POLYMER SCREENING TO IMPROVE ACID SWEEP EFFICIENCY IN URANIUM ISR PROCESS

Abstract

In-situ leaching (ISL) is a widely used technique for the extraction of uranium from ore bodies. The ISL process involves the injection of a leaching solution into the ore body through wells drilled into the formation. The leaching solution dissolves the uranium from the ore, and the resulting solution is then pumped to the surface for processing. One of the main challenges in the ISL process is the heterogeneity and anisotropy in the petrophysical properties of the reservoir. The ore body may contain multiple zones with varying permeability values and a constant porosity value making it difficult for the acidic solution to reach the main objective zones for production.
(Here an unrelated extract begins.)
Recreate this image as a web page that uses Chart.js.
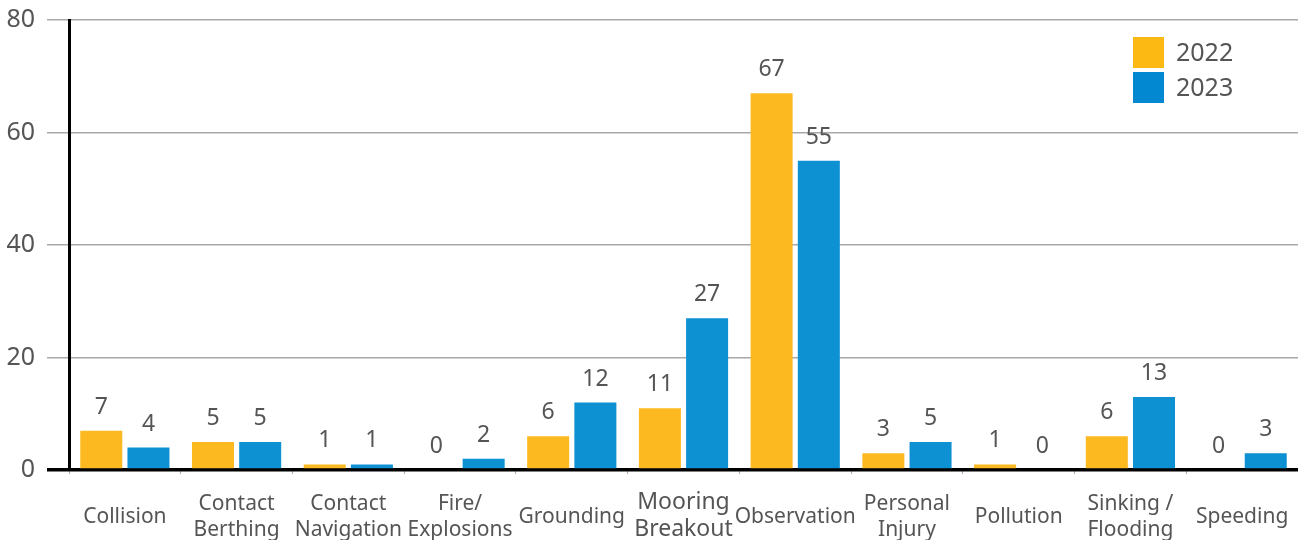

As a result, a large volume of acidic solution is often injected to ensure that the solution reaches the targeted zones by density differentiation. However, this solution leads to a higher volume of injection solution needed, and the operational costs of the process become prohibitive. This study attempts to provide a new direction in the production of uranium through the ISR process and a practical solution to improve acidic solution use and enhance its sweep efficiency by the use of polymer flooding. The aim of this study is to screen the performance of different polymers to identify the most effective ones in enhancing sweep efficiency. The study investigates the effects of polymer concentration on the viscosity of the polymer on the surface of the ore. The use of polymers can enhance the viscosity of the acidic solution, reduce the heterogeneity between the layers on the reservoir and displace the desired resulting solution as uniform as it can be. The results of polymer screening will provide data to a simulation of polymer flooding under determined parameters. The main objective of this simulation is to demonstrate that polymer can enhance the sweep efficiency of the injected fluid even being under extreme conditions as low pH values, enabling it to reach the main objective zones for production. This can reduce the operational costs of the process and increase the sustainability of uranium extraction from ore bodies. As a result the sweep efficiency was improved from 0.72 in the first case scenario, only acidic solution injection, to 0.80 after polymer flooding. Furthermore, the study can contribute to the understanding of the mechanisms of polymer flooding in the ISL process, providing a foundation for further research on this topic.